On 10/8/22 17:26, Florian Weimer wrote:
> * David Howells:
>
>> We're seeing issues in autofs and xfstests whereby linux/mount.h (the UAPI
>> version) as included indirectly by linux/fs.h is conflicting with
>> sys/mount.h (there's a struct and an enum).
>>
>> Would it be possible to just remove the #include from linux/fs.h (as patch
>> below) and rely on those hopefully few things that need mount flags that don't
>> use the glibc header for them working around it by configuration?
> Wasn't <linux/mount.h> split from <linux/fs.h> relatively recently, and
> userspace is probably using <linux/fs.h> to get the mount flag
> definitions?

Not sure myself but this is in the user space kernel includes

and sys/mount.h has pretty much what linux/mount.h has plus a

few function declarations. It's almost a complete duplication.

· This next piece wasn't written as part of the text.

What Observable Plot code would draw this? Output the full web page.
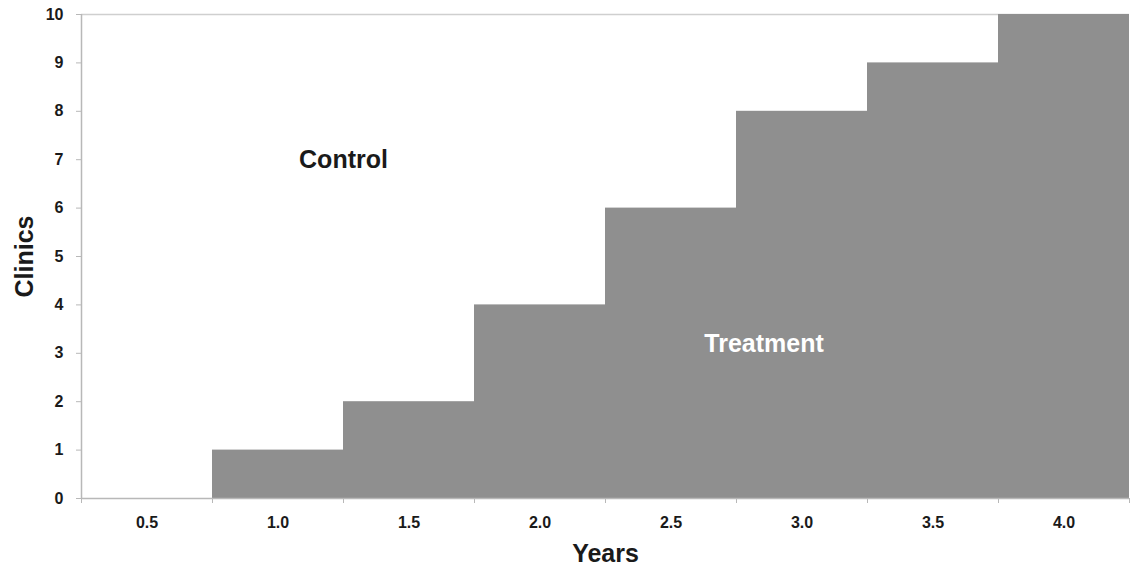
<!DOCTYPE html>
<html>
<head>
<meta charset="utf-8">
<script src="https://cdn.jsdelivr.net/npm/d3@7"></script>
<script src="https://cdn.jsdelivr.net/npm/@observablehq/plot@0.6"></script>
<style>
  html, body { margin: 0; padding: 0; background: #fff; }
  svg { display: block; }
</style>
</head>
<body>
<div id="chart"></div>
<script>
const years = [0.5, 1.0, 1.5, 2.0, 2.5, 3.0, 3.5, 4.0];
const clinics = [0, 1, 2, 4, 6, 8, 9, 10];
const yTicks = [0, 1, 2, 3, 4, 5, 6, 7, 8, 9, 10];
const regionLabels = ["Control", "Treatment"];
const regionX = [1.25, 2.855];
const regionY = [7, 3.2];

const half = 0.25;
const data = years.map((y, i) => ({year: y, clinics: clinics[i]}));
const edges = years.map(y => y - half).concat([years[years.length - 1] + half]);
const labels = regionLabels.map((t, i) => ({text: t, x: regionX[i], y: regionY[i]}));

const axisColor = "#b8b8b8";
const font = "'Liberation Sans', Arial, sans-serif";

const chart = Plot.plot({
  width: 1130,
  height: 573,
  marginLeft: 81,
  marginRight: 1,
  marginTop: 14,
  marginBottom: 75,
  style: {fontFamily: font, color: "#1a1a1a", background: "#fff"},
  x: {domain: [edges[0], edges[edges.length - 1]]},
  y: {domain: [0, 10]},
  marks: [
    Plot.ruleY([10], {stroke: "#cfcfcf", strokeWidth: 1.5}),
    Plot.rectY(data, {x1: d => d.year - half, x2: d => d.year + half, y: "clinics", fill: "#8f8f8f"}),
    Plot.ruleX([edges[0]], {stroke: axisColor, strokeWidth: 1.5}),
    Plot.ruleY([0], {stroke: axisColor, strokeWidth: 1.5}),
    Plot.axisY({ticks: yTicks, tickSize: 5, tickPadding: 13, stroke: axisColor, fontSize: 16, fontWeight: "bold", tickFormat: d3.format("d"), label: null}),
    Plot.axisY({ticks: [], label: "Clinics", labelAnchor: "center", labelArrow: "none", labelOffset: 66, fontSize: 25, fontWeight: "bold", letterSpacing: 0.9}),
    Plot.axisX({ticks: edges, tickSize: 5, stroke: axisColor, tickFormat: () => "", label: null}),
    Plot.axisX({ticks: years, tickSize: 0, tickPadding: 18, fontSize: 16, fontWeight: "bold", letterSpacing: 0.3, tickFormat: d3.format(".1f"), label: null}),
    Plot.axisX({ticks: [], label: "Years", labelAnchor: "center", labelArrow: "none", labelOffset: 63, fontSize: 25, fontWeight: "bold", letterSpacing: 1}),
    Plot.text(labels, {x: "x", y: "y", text: "text", fontSize: 25, fontWeight: "bold", letterSpacing: 1.4, fill: (d, i) => i === 0 ? "#1a1a1a" : "#ffffff"})
  ]
});
document.getElementById("chart").appendChild(chart);
</script>
</body>
</html>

The reality is that the enum declaration could be changed to

#defines (not a preferred approach) which leaves only the

struct mount_attr which is the difficult one to resolve.


>
> In retrospect, it would have been better to add the new fsmount stuff to
> a separate header file, so that we could include that easily from
> <sys/mount.h> on the glibc side.  Adhemerval posted a glibc patch to
> fake that (for recent compilers):
>
>    [PATCH] linux: Fix sys/mount.h usage with kernel headers
>    <https://sourceware.org/pipermail/libc-alpha/2022-August/141316.html>
>
> I think it should work reliably, so that's probably the direction we are
> going to move in.

Looked a lot more complicated than I thought it could be, enough

that I can't say if it will work so I'll take your word for it.